Con un budget abbastanza risicato per una produzione del genere (si parla di circa 18 milioni di dollari), Shyamalan è costretto a cedere qualcosa dal punto di vista degli effetti speciali, mostrando la crescita da bambini a ragazzi con salti decisamente bruschi e conseguenti cambi di interpreti. Il cineasta indiano compensa però queste limitazioni con la sua maestria dietro alla macchina da presa, che ha davvero pochi eguali. In una delle sue opere più hitchcockiane, Shyamalan riesce a generare suspense in pieno giorno (come Alfred Hitchcock in Intrigo internazionale), spostando la macchina da presa con vorticosi movimenti circolari, quasi a imitare le lancette di un orologio lanciate alla massima velocità. Persino l’immancabile cameo del regista, che interpreta un personaggio intento a scrutare con un binocolo i visitatori della spiaggia, è una metafora del mestiere del regista, simile a quella alla base de La finestra sul cortile.

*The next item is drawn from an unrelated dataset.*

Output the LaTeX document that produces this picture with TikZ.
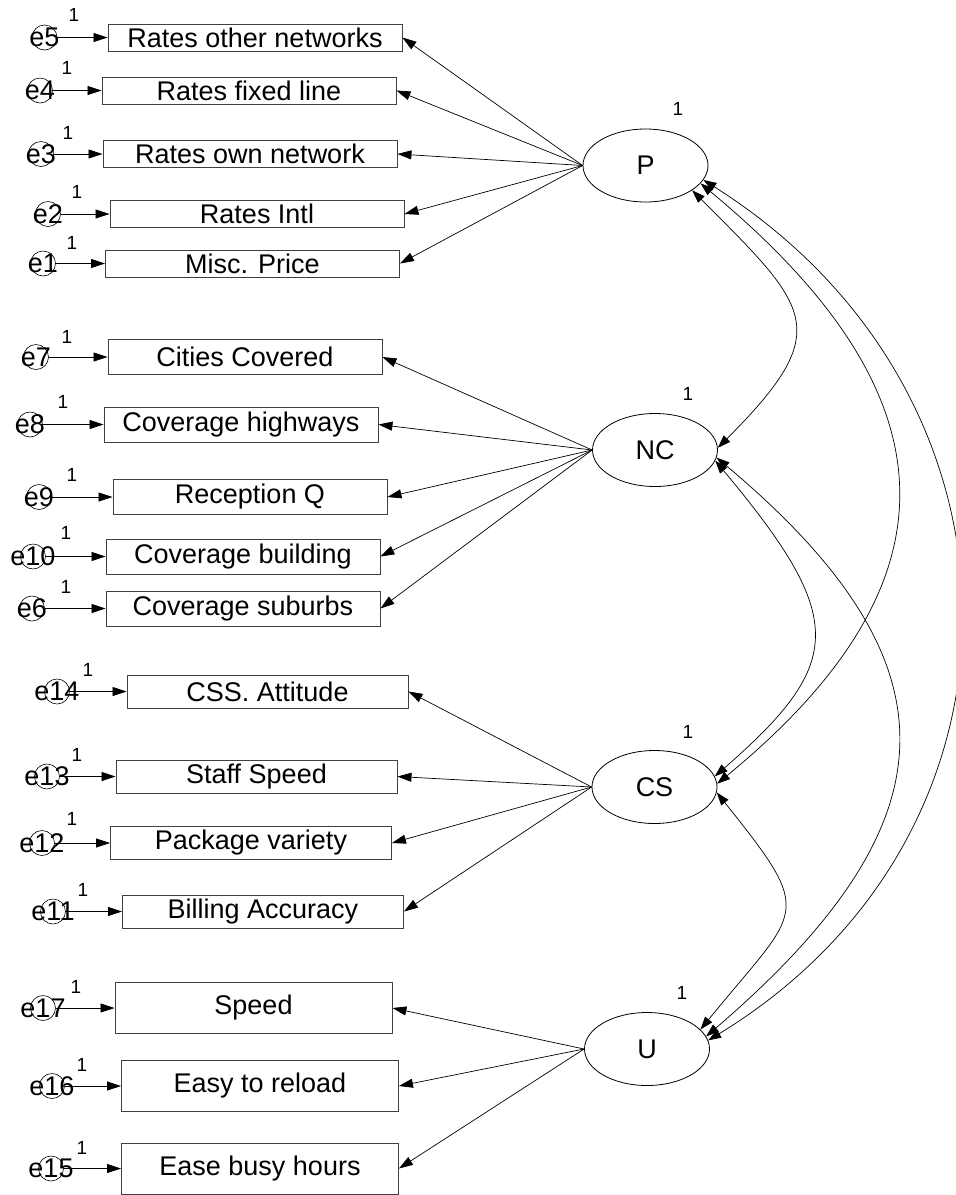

Fra violenza e ambientalismo

Come sempre, per Shyamalan la tensione è anche un meccanismo narrativo per parlare dei temi a lui più cari, come la famiglia, l’isolamento e l’ambiente. Fra scariche di violenza e morti spettacolari (una in particolare è fra le migliori sequenze horror degli ultimi anni), il regista indiano affronta tutte queste tematiche, evidenziando come in E venne il giorno gli effetti sulla psiche umana di una minaccia inspiegabile, portata da una natura che è al tempo stesso affascinante compagna di viaggio e pericolosa entità da temere e rispettare. Ancora una volta, la famiglia disfunzionale è invece teatro delle più brutali e dolorose deviazioni e dei più struggenti momenti sentimentali, che testimoniano l’abilità di Shyamalan nel mettere in scena i più disparati registri emotivi.

L’ambiziosa narrazione di Shyamalan funziona senza particolari intoppi, anche nel corso di un atto finale che nell’inseguimento del proverbiale colpo di scena del regista rischia di mettere troppa carne al fuoco, aprendo inquietanti squarci sull’industria farmaceutica e sui dilemmi etici che ne derivano. Resta però la sensazione di aver assistito a un’opera dalla forza e dalla carica sovversiva ben lontana dal piattume contenutistico a cui ci siamo assuefatti, capace di minare le nostre certezze e di lasciarci con più domande che risposte, caratteristica peculiare del grande cinema.